On the basis of the theoretical, practical, and numerical examples, we conclude that the C statistics considered here are not identical and can yield values that are as far as 0.10 apart. Because all of them apply to different definitions of discrimination in survival analysis, they should not be expected to produce the same values and should not be compared with each other across different studies. In particular, one needs to be careful when attaching labels of ‘good’ or ‘poor’ discrimination not to base them on values applicable to a different C statistic than the one being reported. For example, using Chambless and Diao’s C one might conclude that the model presented in Figure 2 offers ‘good’ discrimination (C_CD ≈ 0:74), but the application of Uno’s C would suggest that the discrimination is rather ‘weak’ (C_Uno ≈ 0:69).

Different concordance indices may be preferred in different situations. In studies focusing on long-term risk prediction, for which not only avoiding an event but also extending survival is important, and in which not all subjects experience the event of interest, the definition of discrimination given in Section 2 seems optimal and is best captured by Harrell et al.’s index. Prospective follow-up studies of long duration in the fields of cardiovascular disease, cancer, or HIV are all members of this category. Gönen and Heller’s k might provide complementary information (i.e., how well will the reality match the model rather than how well the model matches the reality) but its range might be restricted.

A different situation is encountered in clinical trials or studies of short duration where the focus is solely on event versus nonevent status. Even though the interest lies in binary outcome, survival analysis techniques are applied to account for subjects with incomplete follow-up. In this context, Chambless and Diao’s index might be the preferred measure of choice because it keeps the binary focus and is able to handle censoring.

We have considered two different estimators proposed for Harrell’s AUC as defined by formula (4). The one proposed by Uno et al. [26] has been shown to be consistent and invariant to censoring distributions in cases where censoring is independent from model covariates. The latter property might be particularly important in studies with long follow-up and high drop-out rates [26]. Our results suggest that in applications with data similar to that of the Framingham Heart Study, little difference can be expected between C_Uno and C_HPD. For studies with large sample sizes, large numbers of events, and limited drop-out rates, researchers might prefer C_HPD because of its lower computational intensity.

Several extensions of our work seem natural. First, we considered only concordance indices to measure discrimination. It would be of interest to see how other measures of discrimination in survival analysis fare in light of the definition presented in Section 2. Second, we focused on a limited number of theoretical and simulated cases.

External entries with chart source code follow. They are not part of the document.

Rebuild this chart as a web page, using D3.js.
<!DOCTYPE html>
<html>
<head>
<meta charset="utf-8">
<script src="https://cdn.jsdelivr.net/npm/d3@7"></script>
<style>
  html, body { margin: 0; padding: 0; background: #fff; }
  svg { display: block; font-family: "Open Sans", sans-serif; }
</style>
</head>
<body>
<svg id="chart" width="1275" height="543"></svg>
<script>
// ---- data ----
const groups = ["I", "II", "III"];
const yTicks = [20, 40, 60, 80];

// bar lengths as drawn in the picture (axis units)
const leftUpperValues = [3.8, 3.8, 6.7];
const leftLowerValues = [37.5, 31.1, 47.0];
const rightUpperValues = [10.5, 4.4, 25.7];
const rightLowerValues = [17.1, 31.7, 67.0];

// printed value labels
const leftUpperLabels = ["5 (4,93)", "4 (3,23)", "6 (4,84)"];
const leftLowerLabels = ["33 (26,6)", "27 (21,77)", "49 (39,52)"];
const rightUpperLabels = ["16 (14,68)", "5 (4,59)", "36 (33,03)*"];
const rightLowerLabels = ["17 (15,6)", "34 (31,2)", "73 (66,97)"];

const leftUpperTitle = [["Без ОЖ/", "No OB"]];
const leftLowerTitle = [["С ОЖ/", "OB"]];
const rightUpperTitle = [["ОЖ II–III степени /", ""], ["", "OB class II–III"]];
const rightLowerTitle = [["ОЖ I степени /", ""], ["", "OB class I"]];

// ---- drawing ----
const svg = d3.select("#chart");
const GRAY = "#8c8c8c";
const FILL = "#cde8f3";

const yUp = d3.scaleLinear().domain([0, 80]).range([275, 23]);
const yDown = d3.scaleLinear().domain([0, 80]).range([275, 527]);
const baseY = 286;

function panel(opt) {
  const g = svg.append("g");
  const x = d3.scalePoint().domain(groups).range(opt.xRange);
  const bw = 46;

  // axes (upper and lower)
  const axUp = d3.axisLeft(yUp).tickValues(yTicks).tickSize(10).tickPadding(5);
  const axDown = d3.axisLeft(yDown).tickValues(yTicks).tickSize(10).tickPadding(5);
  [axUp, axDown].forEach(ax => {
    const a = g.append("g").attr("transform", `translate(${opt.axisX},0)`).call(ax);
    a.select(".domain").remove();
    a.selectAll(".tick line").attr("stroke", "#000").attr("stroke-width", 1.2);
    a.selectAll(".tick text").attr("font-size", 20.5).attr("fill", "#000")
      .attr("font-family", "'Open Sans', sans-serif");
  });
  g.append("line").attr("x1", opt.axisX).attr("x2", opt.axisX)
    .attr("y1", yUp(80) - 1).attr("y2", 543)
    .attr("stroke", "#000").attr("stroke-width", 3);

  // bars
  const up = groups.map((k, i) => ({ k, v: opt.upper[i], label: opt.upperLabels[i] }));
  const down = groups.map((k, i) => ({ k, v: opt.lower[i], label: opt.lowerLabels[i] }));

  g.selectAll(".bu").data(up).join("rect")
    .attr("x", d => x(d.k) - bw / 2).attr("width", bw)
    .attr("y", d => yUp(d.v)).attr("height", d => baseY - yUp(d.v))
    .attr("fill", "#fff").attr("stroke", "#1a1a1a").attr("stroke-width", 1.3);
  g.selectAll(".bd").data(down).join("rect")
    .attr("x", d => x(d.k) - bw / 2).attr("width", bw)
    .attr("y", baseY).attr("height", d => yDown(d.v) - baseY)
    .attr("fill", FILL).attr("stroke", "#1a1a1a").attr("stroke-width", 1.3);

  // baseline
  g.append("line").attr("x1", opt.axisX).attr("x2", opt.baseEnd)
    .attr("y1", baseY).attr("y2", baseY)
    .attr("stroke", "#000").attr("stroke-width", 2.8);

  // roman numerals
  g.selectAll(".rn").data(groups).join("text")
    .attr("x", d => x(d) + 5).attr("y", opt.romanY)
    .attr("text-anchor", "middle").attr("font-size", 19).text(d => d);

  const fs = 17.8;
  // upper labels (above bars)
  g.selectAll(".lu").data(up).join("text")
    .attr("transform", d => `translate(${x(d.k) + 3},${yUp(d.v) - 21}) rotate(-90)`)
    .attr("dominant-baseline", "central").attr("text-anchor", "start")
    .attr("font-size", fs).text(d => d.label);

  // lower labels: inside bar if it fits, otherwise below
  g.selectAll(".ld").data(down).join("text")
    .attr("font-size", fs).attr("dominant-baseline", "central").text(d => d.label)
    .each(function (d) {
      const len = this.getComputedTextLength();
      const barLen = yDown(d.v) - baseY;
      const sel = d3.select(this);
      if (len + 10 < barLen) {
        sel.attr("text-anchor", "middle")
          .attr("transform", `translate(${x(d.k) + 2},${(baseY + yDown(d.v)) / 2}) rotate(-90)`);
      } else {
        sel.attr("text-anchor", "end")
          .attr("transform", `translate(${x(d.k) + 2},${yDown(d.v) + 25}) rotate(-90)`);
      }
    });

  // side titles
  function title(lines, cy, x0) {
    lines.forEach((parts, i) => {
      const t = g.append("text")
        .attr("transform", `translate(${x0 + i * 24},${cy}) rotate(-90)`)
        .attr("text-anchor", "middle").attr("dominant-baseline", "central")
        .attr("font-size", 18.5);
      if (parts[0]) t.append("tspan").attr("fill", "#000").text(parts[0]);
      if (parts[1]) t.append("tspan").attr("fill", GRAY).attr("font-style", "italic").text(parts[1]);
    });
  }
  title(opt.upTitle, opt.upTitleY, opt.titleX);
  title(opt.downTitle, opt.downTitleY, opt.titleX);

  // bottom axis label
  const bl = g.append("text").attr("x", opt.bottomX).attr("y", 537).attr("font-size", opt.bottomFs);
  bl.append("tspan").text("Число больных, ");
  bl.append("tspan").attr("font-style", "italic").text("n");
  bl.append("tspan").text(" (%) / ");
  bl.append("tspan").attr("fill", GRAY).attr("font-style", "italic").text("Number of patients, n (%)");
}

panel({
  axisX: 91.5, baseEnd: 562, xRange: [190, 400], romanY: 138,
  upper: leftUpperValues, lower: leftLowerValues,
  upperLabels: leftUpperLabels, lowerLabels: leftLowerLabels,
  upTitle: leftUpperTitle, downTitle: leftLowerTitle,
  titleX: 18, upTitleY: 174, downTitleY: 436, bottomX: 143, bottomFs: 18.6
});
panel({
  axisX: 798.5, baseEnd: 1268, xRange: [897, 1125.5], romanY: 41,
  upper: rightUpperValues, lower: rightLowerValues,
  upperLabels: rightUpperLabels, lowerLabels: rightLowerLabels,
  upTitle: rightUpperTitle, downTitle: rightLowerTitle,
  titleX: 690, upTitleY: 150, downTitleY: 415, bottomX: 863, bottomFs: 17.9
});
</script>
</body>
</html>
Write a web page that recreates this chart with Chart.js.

In particular, an investigation into the less practically encountered cases of nonmonotone and nonproportional hazards would be of interest. The impact of a nonrandom drop-out mechanism should also be studied. Finally, discrimination measures for competing-risk models also need to be investigated.

In conclusion, we recommend Harrell et al.’s AUC [22,23] as the preferred concordance index in studies where not only the event status but also survival times matter. At the very least, we urge researchers to report which formulation of the survival AUC they are using and provide a rationale for their selection.